Но должного эффекта жест Долгих не произвёл. Мужчина резко бросил взгляд на поданную молодым человеком ладонь, потом отвёл глаза в сторону, и равнодушно лёг на нару; и уже повернувшись к стене лицом, с полным безразличием в голосе, ответил:
- А я Жека. Считай, познакомились…
Виктор тоже прилёг на своё тюремное ложе, но вот расслабиться в наступившей тишине и полностью успокоится, он уже не мог:
- Ну зачем мне этот Жека? Зачем ко мне его посадили – а ни к кому-то другому? Никого… совершенно никого я не хочу видеть и знать. А этот Жека? Он даже не пожал мне руки. И за что он здесь? Что совершил он? Убил? Ограбил? Изнасиловал? – при последней мысли у Виктора взыграло чувство отвращения к новому знакомому. – Да нет… – немного подумав, ответил Долгих сам себе, – на такого он не похож. Не мог он изнасиловать. Он не из тех – я чувствую это. Он не из тех, – повторился философ. – Хотя плевать – плевать мне на него. Главное, чтобы побыстрее нас развели по разным камерам. Путь его заберут отсюда – я никого ни хочу видеть и слышать. Но! О небо! Впереди ещё следствие, потом суд. Как же всё долго… как же долго. Люди, люди! Как же вы любите всё усложнять. Нет! Плевать мне на всё! Плевать! Берите – вот я. Смотрите на меня. Плюйте в меня. Казните меня. Четвертуйте меня. Поставьте меня в центр мира и плюйте в меня – все плюйте в меня, а потом казните. Казните на утеху вам. Наслаждайтесь моей казнью. Казните меня медленно – так, чтобы я долго страдал; а вы будите наслаждаться этому. Да, да! Вы ведь из всего сделаете развлечения – из всего для вас одно развлечение, – Виктор повернулся на один бок, потом резко повернулся на другой, затем снова лёг на спину, продолжая размышлять. В камере в это момент стояла мёртвая тишина, однако длилась она недолго.

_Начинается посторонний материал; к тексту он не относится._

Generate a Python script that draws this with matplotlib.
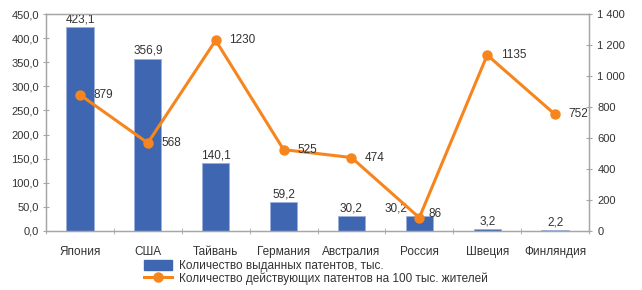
import matplotlib
matplotlib.use("Agg")
import matplotlib.pyplot as plt
from matplotlib.lines import Line2D
from matplotlib.patches import Patch
import numpy as np

plt.rcParams['font.family'] = ['Liberation Sans', 'DejaVu Sans']

countries = ["Япония", "США", "Тайвань", "Германия", "Австралия", "Россия", "Швеция", "Финляндия"]
issued = [423.1, 356.9, 140.1, 59.2, 30.2, 30.2, 3.2, 2.2]
active = [879, 568, 1230, 525, 474, 86, 1135, 752]
issued_labels = ["423,1", "356,9", "140,1", "59,2", "30,2", "30,2", "3,2", "2,2"]
left_ticks = [0, 50, 100, 150, 200, 250, 300, 350, 400, 450]
right_ticks = [0, 200, 400, 600, 800, 1000, 1200, 1400]

bar_color = "#3F67B1"
line_color = "#F7851E"
grey = "#A6A6A6"
txt = "#333333"
fs = 8.5

fig = plt.figure(figsize=(6.42, 2.90), dpi=100)
ax = fig.add_axes([46/642, 1-231/290, (589-46)/642, (231-14)/290])
x = np.arange(len(countries))
ax.bar(x, issued, width=0.4, color=bar_color, edgecolor="#9AB0DC", linewidth=0.6, zorder=2)
ax.set_xlim(-0.5, len(countries)-0.5)
ax.set_ylim(0, 450)
ax.set_yticks(left_ticks)
ax.set_yticklabels([f"{v:.1f}".replace(".", ",") for v in left_ticks])
ax.set_xticks(x)
ax.set_xticklabels(countries)
ax.set_xticks(np.arange(len(countries)+1) - 0.5, minor=True)
ax.tick_params(axis='x', which='major', length=0, pad=11, labelsize=fs, colors=txt)
ax.tick_params(axis='x', which='minor', length=4, color=grey, direction='inout')
ax.tick_params(axis='y', length=4, color=grey, direction='inout', labelsize=8, labelcolor=txt, pad=3)
for s in ['left', 'bottom', 'top', 'right']:
    ax.spines[s].set_color(grey)
    ax.spines[s].set_linewidth(1)

for i, (v, lab) in enumerate(zip(issued, issued_labels)):
    if i == 5:
        ax.text(i - 0.18, v + 4, lab, ha='right', va='bottom', fontsize=fs, color=txt)
    else:
        ax.text(i, v + 4, lab, ha='center', va='bottom', fontsize=fs, color=txt)

ax2 = ax.twinx()
ax2.plot(x, active, color=line_color, linewidth=2.2, marker='o', markersize=6.5, zorder=3)
ax2.set_ylim(0, 1400)
ax2.set_yticks(right_ticks)
ax2.set_yticklabels([f"{v:,}".replace(",", " ") for v in right_ticks])
ax2.tick_params(axis='y', length=4, color=grey, direction='inout', labelsize=8, labelcolor=txt, pad=4)
for s in ['left', 'bottom', 'top', 'right']:
    ax2.spines[s].set_color(grey)
for i, v in enumerate(active):
    if i == 5:
        ax2.text(i + 0.14, v + 25, str(v), ha='left', va='center', fontsize=fs, color=txt)
    else:
        ax2.text(i + 0.2, v, str(v), ha='left', va='center', fontsize=fs, color=txt)

handles = [Patch(facecolor=bar_color, edgecolor=bar_color),
           Line2D([0], [0], color=line_color, linewidth=2.2, marker='o', markersize=6.5)]
labels = ["Количество выданных патентов, тыс.",
          "Количество действующих патентов на 100 тыс. жителей"]
leg = fig.legend(handles, labels, loc='upper left', bbox_to_anchor=(144/642, 1-260/290),
                 frameon=False, fontsize=fs, handlelength=2.4, handleheight=0.9,
                 labelspacing=0.02, borderaxespad=0, borderpad=0, handletextpad=0.6)
for t in leg.get_texts():
    t.set_color(txt)

fig.savefig("out.png", dpi=100)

- Нет!!! – вдруг Долгих закричал в полный голос. – Нет!!! О небо нет!!!
- Ты чё – чокнутый? – раздался растерянный голос Жеки. – Эээ Витёк? Ты чё орёшь? Сон что ли приснился страшный? Мальчики кровавые? Или почудилась туфта какая-то? Ты меня не пугай, а то я страшилок боюсь… – свои откровенно издевательские реплики Жека закончил полноголосым смехом. Однако сам Долгих даже, наверное, и не услышал соседа.
Виктор затих. Повернувшись лицом к стене, он с головою укрылся, прохудившимся одеялом, игнорируя все вопросы сокамерника и не обращая всякого внимания на характер его слов. Душа арестанта наполнилась страхом. От пришлых мыслей Виктору стало жутко! Присутствие же нового человека лишь усиливало страх пред чем-то неизвестным и мрачным, но неизбежно надвигающимся.